Part of my learning process as I go round on my school visits is the impact of Maths Recovery of the teaching of maths in our primary schools.
Keen to find out more I asked Mhairi (proncounced Vhairi) Stratton of Humbie primary School to come into the office yesterday to give me a greater insight into what it’s all about.
What followed was one of the most exciting conversations I’ve had about teaching for some time. What I like about the Maths Recovery Programme is that it’s based upon a developmental approach to the teaching and learning process. Here’s what Dr Penny Munn has to say about this:
According to teachers who have studied developmental psychology – usually in the context of continuing professional development (CPD) in early years education – the following features characterise teachers who take a ‘developmental’ approach to teaching in general:
• They start where the children are, not where the textbook thinks the children should be.
• They take account of the way the children learn. Sometimes this is a matter of looking at the child’s developmental level. Sometimes it’s a matter of looking at a child’s individual learning style.
• They develop an active role for the children’s learning, because they know that active involvement in learning will engage young children’s cognitive processes.

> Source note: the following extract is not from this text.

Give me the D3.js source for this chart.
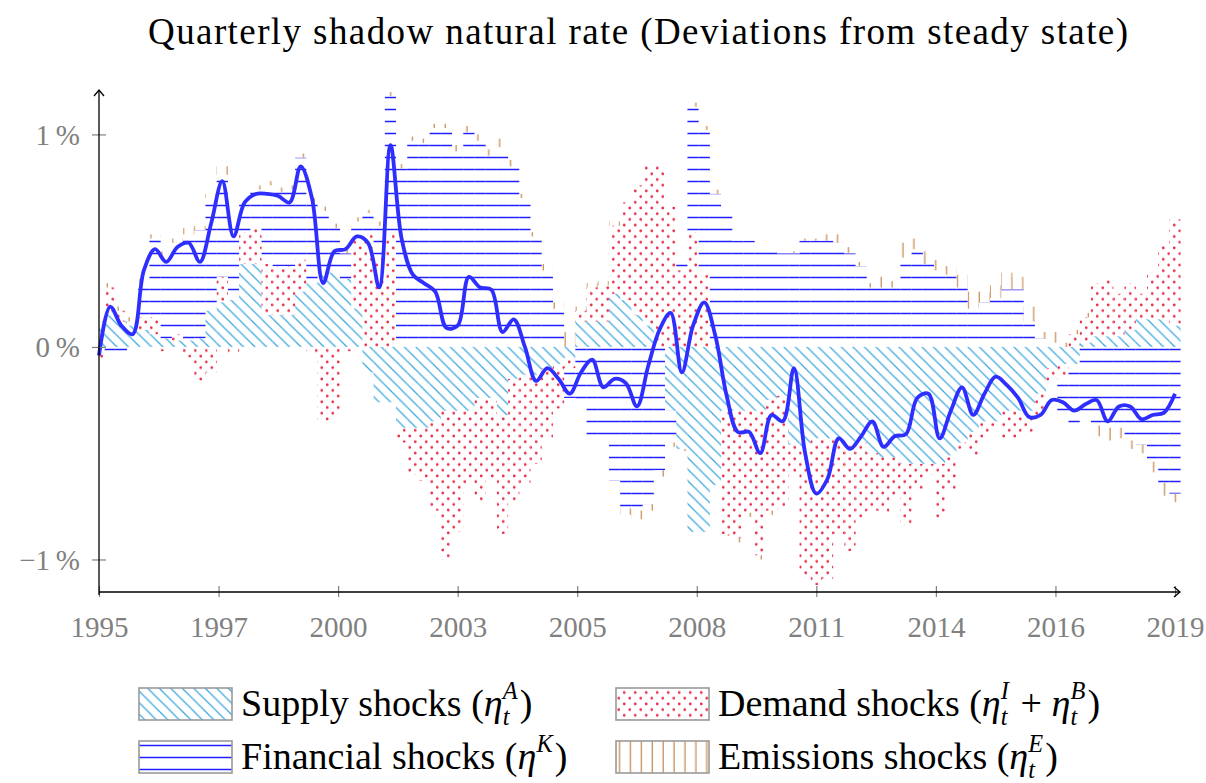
<!DOCTYPE html>
<html>
<head>
<meta charset="utf-8">
<script src="https://cdn.jsdelivr.net/npm/d3@7"></script>
<style>
  body { margin: 0; background: #fff; }
  svg { display: block; font-family: "Liberation Serif", "DejaVu Serif", serif; }
  text { white-space: pre; }
</style>
</head>
<body>
<svg id="chart" width="1206" height="783"></svg>
<script>
// Quarterly contributions, 1995Q1 .. 2019Q1 (97 quarters), in percent.
const supply = [
  0.12, 0.15, 0.12, 0.10, 0.08, 0.06, 0.04, 0.03, 0.03, 0.04,
  0.17, 0.21, 0.22, 0.39, 0.39, 0.15, 0.15, 0.15, 0.26, 0.30,
  0.35, 0.35, 0.32, 0.18, -0.12, -0.26, -0.26, -0.38, -0.38, -0.38,
  -0.35, -0.30, -0.30, -0.30, -0.24, -0.24, -0.32, -0.15, -0.13, -0.13,
  -0.10, -0.08, -0.05, 0.12, 0.12, 0.12, 0.25, 0.22, 0.15, 0.10,
  0.00, -0.30, -0.48, -0.87, -0.87, -0.65, -0.30, -0.30, -0.30, -0.30,
  -0.25, -0.23, -0.46, -0.48, -0.43, -0.43, -0.43, -0.45, -0.45, -0.50,
  -0.52, -0.52, -0.55, -0.55, -0.55, -0.55, -0.51, -0.45, -0.40, -0.35,
  -0.35, -0.30, -0.30, -0.30, -0.22, -0.10, -0.08, -0.08, 0.02, 0.05,
  0.05, 0.05, 0.08, 0.13, 0.13, 0.13, 0.10
];
const demand = [
  -0.06, 0.13, 0.05, 0.01, 0.06, 0.08, -0.02, 0.03, -0.05, -0.16,
  -0.12, 0.12, -0.03, 0.15, 0.17, 0.24, 0.23, 0.23, 0.15, -0.03,
  -0.35, -0.33, -0.02, 0.34, 0.53, 0.42, 0.53, -0.07, -0.22, -0.25,
  -0.42, -0.70, -0.57, -0.35, -0.49, -0.38, -0.56, -0.58, -0.52, -0.42,
  -0.33, -0.21, -0.05, 0.05, 0.16, 0.17, 0.32, 0.46, 0.61, 0.76,
  0.86, 0.66, 0.36, 0.54, 0.34, 0.00, -0.58, -0.60, -0.48, -0.68,
  -0.52, -0.53, -0.14, -0.60, -0.69, -0.66, -0.45, -0.51, -0.36, -0.27,
  -0.26, -0.18, -0.29, -0.12, -0.05, -0.26, -0.16, -0.03, -0.11, -0.08,
  -0.03, -0.13, -0.13, -0.11, -0.10, -0.06, -0.06, 0.06, 0.12, 0.25,
  0.27, 0.20, 0.22, 0.12, 0.22, 0.35, 0.50
];
const financial = [
  0.03, -0.03, -0.02, 0.01, 0.16, 0.37, 0.39, 0.43, 0.50, 0.51,
  0.53, 0.48, 0.34, 0.15, 0.18, 0.37, 0.35, 0.36, 0.48, 0.38,
  0.29, 0.21, 0.12, 0.07, 0.10, 0.15, 0.65, 0.84, 0.97, 0.96,
  1.03, 1.03, 0.92, 1.01, 0.97, 0.90, 0.94, 0.85, 0.70, 0.52,
  0.36, 0.18, -0.14, -0.25, -0.42, -0.45, -0.63, -0.76, -0.77, -0.74,
  -0.58, -0.15, 0.05, 0.59, 0.68, 0.72, 0.62, 0.50, 0.50, 0.48,
  0.48, 0.44, 0.44, 0.50, 0.50, 0.50, 0.49, 0.44, 0.38, 0.28,
  0.28, 0.28, 0.42, 0.46, 0.39, 0.36, 0.34, 0.28, 0.18, 0.21,
  0.23, 0.27, 0.27, 0.12, 0.04, 0.02, -0.17, -0.28, -0.32, -0.37,
  -0.38, -0.38, -0.44, -0.46, -0.54, -0.64, -0.69
];
const emissions = [
  0.00, 0.02, 0.02, 0.02, 0.02, 0.02, 0.02, 0.02, 0.03, 0.02,
  0.02, 0.04, 0.02, 0.02, 0.02, 0.02, 0.02, 0.02, 0.02, 0.02,
  0.02, 0.02, 0.02, 0.02, 0.015, 0.02, 0.02, 0.02, 0.02, 0.02,
  0.02, 0.02, 0.03, 0.03, 0.03, 0.03, 0.04, 0.03, 0.02, 0.02,
  0.03, 0.03, 0.07, 0.02, 0.02, 0.02, 0.02, -0.03, -0.04, -0.03,
  -0.03, -0.02, -0.01, 0.02, 0.02, 0.02, -0.01, -0.02, -0.02, -0.02,
  -0.02, 0.00, 0.01, 0.01, 0.01, 0.03, 0.04, 0.03, 0.02, 0.02,
  0.05, 0.03, 0.07, 0.05, 0.06, 0.05, 0.04, 0.06, 0.08, 0.05,
  0.06, 0.08, 0.06, 0.07, 0.03, 0.05, 0.02, 0.02, 0.02, -0.05,
  -0.06, -0.05, -0.04, -0.04, -0.05, -0.06, -0.04
];
const shadowRate = [
  -0.04, 0.19, 0.10, 0.06, 0.36, 0.46, 0.40, 0.47, 0.49, 0.40,
  0.58, 0.78, 0.52, 0.68, 0.72, 0.72, 0.71, 0.68, 0.85, 0.70,
  0.30, 0.45, 0.46, 0.52, 0.49, 0.28, 0.95, 0.51, 0.34, 0.30,
  0.26, 0.09, 0.10, 0.33, 0.28, 0.27, 0.07, 0.13, 0.00, -0.16,
  -0.10, -0.15, -0.22, -0.12, -0.06, -0.19, -0.15, -0.17, -0.28, -0.09,
  0.08, 0.16, -0.12, 0.10, 0.21, 0.05, -0.23, -0.40, -0.40, -0.50,
  -0.32, -0.35, -0.10, -0.50, -0.69, -0.62, -0.43, -0.48, -0.42, -0.35,
  -0.47, -0.42, -0.41, -0.24, -0.22, -0.43, -0.30, -0.19, -0.32, -0.22,
  -0.14, -0.18, -0.24, -0.33, -0.32, -0.25, -0.26, -0.30, -0.27, -0.25,
  -0.35, -0.28, -0.28, -0.34, -0.32, -0.31, -0.22
];
const xTickLabels = ["1995", "1997", "2000", "2003", "2005", "2008", "2011", "2014", "2016", "2019"];
const yTickValues = [-1, 0, 1];
const seriesKeys = ["supply", "demand", "financial", "emissions"];

const svg = d3.select("#chart");
const H = 783;
const plotLeft = 99, plotRight = 1175, axisRight = 1180, plotTop = 90, plotBottom = 592;

const x = d3.scaleLinear().domain([0, shadowRate.length - 1]).range([plotLeft, plotRight]);
const y = d3.scaleLinear().domain([-1.153, 1.209]).range([plotBottom, plotTop]);
const barW = x(1) - x(0);

// Patterns, anchored to the page so neighbouring bars line up.
const defs = svg.append("defs");
const makePattern = (id, w, h) => defs.append("pattern")
  .attr("id", id).attr("patternUnits", "userSpaceOnUse")
  .attr("width", w).attr("height", h);

const ph = makePattern("pSupply", 11.5, 11.5);
ph.append("path")
  .attr("d", "M-1,-1L12.5,12.5M-1,10.5L1,12.5M10.5,-1L12.5,1")
  .attr("stroke", "#3fa9df").attr("stroke-width", 1.3).attr("fill", "none");

const pd = makePattern("pDemand", 11, 11.4);
pd.append("circle").attr("cx", 2.75).attr("cy", 2.85).attr("r", 1.4).attr("fill", "#e8304d");
pd.append("circle").attr("cx", 8.25).attr("cy", 8.55).attr("r", 1.4).attr("fill", "#e8304d");

const pf = makePattern("pFinancial", 10, 12);
pf.append("path").attr("d", "M0,1.5H10")
  .attr("stroke", "#1f1fff").attr("stroke-width", 1.5);

const pe = makePattern("pEmissions", 10.9, 10);
pe.append("path").attr("d", "M9.2,0V10")
  .attr("stroke", "#c98f58").attr("stroke-width", 1.3);

const fills = {
  supply: "url(#pSupply)",
  demand: "url(#pDemand)",
  financial: "url(#pFinancial)",
  emissions: "url(#pEmissions)"
};

defs.append("clipPath").attr("id", "plotClip")
  .append("rect").attr("x", plotLeft).attr("y", 0).attr("width", axisRight + 2 - plotLeft).attr("height", H);

// Stacked bars (positive and negative parts stack separately).
const rows = supply.map((s, i) => ({
  supply: s, demand: demand[i], financial: financial[i], emissions: emissions[i]
}));
const stacked = d3.stack().keys(seriesKeys).offset(d3.stackOffsetDiverging)(rows);

const bars = svg.append("g").attr("clip-path", "url(#plotClip)");
bars.selectAll("g")
  .data(stacked)
  .join("g")
  .attr("fill", d => fills[d.key])
  .selectAll("rect")
  .data(d => d.map((v, i) => ({ v, i })))
  .join("rect")
  .attr("x", d => x(d.i) - barW / 2)
  .attr("width", barW)
  .attr("y", d => y(Math.max(d.v[0], d.v[1])))
  .attr("height", d => Math.abs(y(d.v[0]) - y(d.v[1])));

// Shadow rate line.
const line = d3.line()
  .x((d, i) => x(i))
  .y(d => y(d))
  .curve(d3.curveCatmullRom.alpha(0.5));

svg.append("path")
  .datum(shadowRate)
  .attr("d", line)
  .attr("fill", "none")
  .attr("stroke", "#2e2eff")
  .attr("stroke-width", 3.8)
  .attr("stroke-linejoin", "round");

// Axes.
const gray = "#808080";
const xTickPos = d3.range(xTickLabels.length).map(k => k * (shadowRate.length - 1) / (xTickLabels.length - 1));
const xAxis = d3.axisBottom(x).tickValues(xTickPos).tickFormat((d, i) => xTickLabels[i]).tickSize(0);
const gx = svg.append("g").attr("transform", `translate(0,${plotBottom})`).call(xAxis);
gx.select(".domain").remove();
gx.selectAll(".tick line").attr("y1", -6).attr("y2", 5).attr("stroke", gray).attr("stroke-width", 1.2);
gx.selectAll(".tick text")
  .attr("y", 45).attr("dy", null)
  .attr("font-family", "Liberation Serif, serif")
  .attr("font-size", 29).attr("fill", gray);

const yAxis = d3.axisLeft(y).tickValues(yTickValues)
  .tickFormat(d => (d < 0 ? "\u2212" : "") + Math.abs(d) + "\u2009%").tickSize(0);
const gy = svg.append("g").attr("transform", `translate(${plotLeft},0)`).call(yAxis);
gy.select(".domain").remove();
gy.selectAll(".tick line").attr("x1", -7).attr("x2", 7).attr("stroke", gray).attr("stroke-width", 1.2);
gy.selectAll(".tick text")
  .attr("x", -19).attr("dy", "0.34em")
  .attr("font-family", "Liberation Serif, serif")
  .attr("font-size", 29).attr("fill", gray);

const axes = svg.append("g").attr("stroke", "#000").attr("stroke-width", 1.3).attr("fill", "none");
axes.append("path").attr("d", `M${plotLeft},${plotBottom + 3}V${plotTop}`);
axes.append("path").attr("d", `M${plotLeft - 5},${plotTop + 6}L${plotLeft},${plotTop}L${plotLeft + 5},${plotTop + 6}`);
axes.append("path").attr("d", `M${plotLeft},${plotBottom}H${axisRight}`);
axes.append("path").attr("d", `M${axisRight - 6},${plotBottom - 5}L${axisRight},${plotBottom}L${axisRight - 6},${plotBottom + 5}`);

// Title.
svg.append("text")
  .attr("x", 638).attr("y", 44)
  .attr("text-anchor", "middle")
  .attr("font-size", 37)
  .attr("textLength", 980).attr("lengthAdjust", "spacing")
  .text("Quarterly shadow natural rate (Deviations from steady state)");

// Legend: plain text runs plus stacked super/subscripts.
function richText(g, x0, y0, size, parts) {
  let cx = x0;
  parts.forEach(p => {
    if (p.sup !== undefined || p.sub !== undefined) {
      let w = 0;
      if (p.sup) {
        const t = g.append("text").attr("x", cx).attr("y", y0 - size * 0.45)
          .attr("font-size", size * 0.64).attr("font-style", "italic").text(p.sup);
        w = Math.max(w, t.node().getComputedTextLength());
      }
      if (p.sub) {
        const t = g.append("text").attr("x", cx).attr("y", y0 + size * 0.24)
          .attr("font-size", size * 0.64).attr("font-style", "italic").text(p.sub);
        w = Math.max(w, t.node().getComputedTextLength());
      }
      cx += w + size * 0.06;
    } else {
      const t = g.append("text").attr("x", cx).attr("y", y0)
        .attr("font-size", size).attr("font-style", p.it ? "italic" : null).text(p.t);
      cx += t.node().getComputedTextLength();
    }
  });
}

const legendItems = [
  { key: "supply", bx: 139, by: 688, parts: [{ t: "Supply shocks (" }, { t: "\u03b7", it: true }, { sup: "A", sub: "t" }, { t: ")" }] },
  { key: "demand", bx: 616, by: 688, parts: [{ t: "Demand shocks (" }, { t: "\u03b7", it: true }, { sup: "I", sub: "t" }, { t: " + " }, { t: "\u03b7", it: true }, { sup: "B", sub: "t" }, { t: ")" }] },
  { key: "financial", bx: 139, by: 741, parts: [{ t: "Financial shocks (" }, { t: "\u03b7", it: true }, { sup: "K" }, { t: ")" }] },
  { key: "emissions", bx: 616, by: 741, parts: [{ t: "Emissions shocks (" }, { t: "\u03b7", it: true }, { sup: "E", sub: "t" }, { t: ")" }] }
];

const legend = svg.append("g");
legendItems.forEach(item => {
  legend.append("rect")
    .attr("x", item.bx).attr("y", item.by)
    .attr("width", 93).attr("height", 32)
    .attr("fill", fills[item.key])
    .attr("stroke", "#9a9a9a").attr("stroke-width", 1.6);
  richText(legend, item.bx + 102, item.by + 28, 38, item.parts);
});
</script>
</body>
</html>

• They use settings that will engage with children’s ideas of themselves, and that will motivate them to become independent learners. They decide on their settings by carefully watching for children’s preferences and self-identification.
I love this – particularly the notion of starting where people are – which is also a characteristic if our Grounded Strategy approach.
Teachers who take this kind of approach say that it helps them to be better teachers in the following ways:
• It produces greater depth of observation, which in turn gives a more informed response that facilitates reflection.
• It stops them jumping into a teaching situation too quickly, and gives them a framework for problem solving on children’s difficulties.
• It produces more powerful planning, especially of the long-term variety.
Mhairi went on to explain some of the techniques of Maths Recovery which build upon this developmental approach. Here are just a few:
Finger patterns – children should use their fingres – it helps them to generate their own strategies
Spatial patterns – I learned a new word here – “subitizing” which is about recognising number patterns such as those on a dice. – this a powerful and important stage in understanding number
Screening – this is where the teacher perhaps has four items and three other items each group of different coolours – the teacher then screens or covers the four items and asks the children to put the “number in their heads” – then cover up the three – in this way the children start to add numbers in their head – without even being aware of what they are doing.
Forward number WORD sequence – don’t confuse this with counting which is usually done from the number one – start from different places. The teacher starts to realise how complex addition -is for children.
Backward number WORD sequence – just as important as forward number word sequence – children need to able to do this at the same as they start forward sequencing – don’t leave it too late
Numeral sequencing – which is relating number word seqencing to numerals, e.g.
1 2 3 4 5 — 5 4 3 2 1- children start to sequence with cards – then take away a number and get them to fill in the gap
Multiplication – in Primary 1 – Mhairi told me about P1 children in Longniddry who can do 4 x 3 mulitiplication.
Help them first to understand what 4 x 3 looks like – four discs with three spots on each – turn over the 4 discs – cover the four discs with a card – “under this card I have four discs each with three spots” – it’s a short step from here to getb the children to work out how many spots there are in total – all withouth seeing the spots
Division – is all about grouping and sharing – I’d never thought about division as being linked to sharing but if I have so many chips and I need to share them equally onto so may plates it becomes quite obvious.
We are investing in training 25 teachers in east lothian in this approach but what I found even more relevant to what it is we are trying to do on an authority basis is the developmental approach which can traslate to any teaching situation – regardless of subject.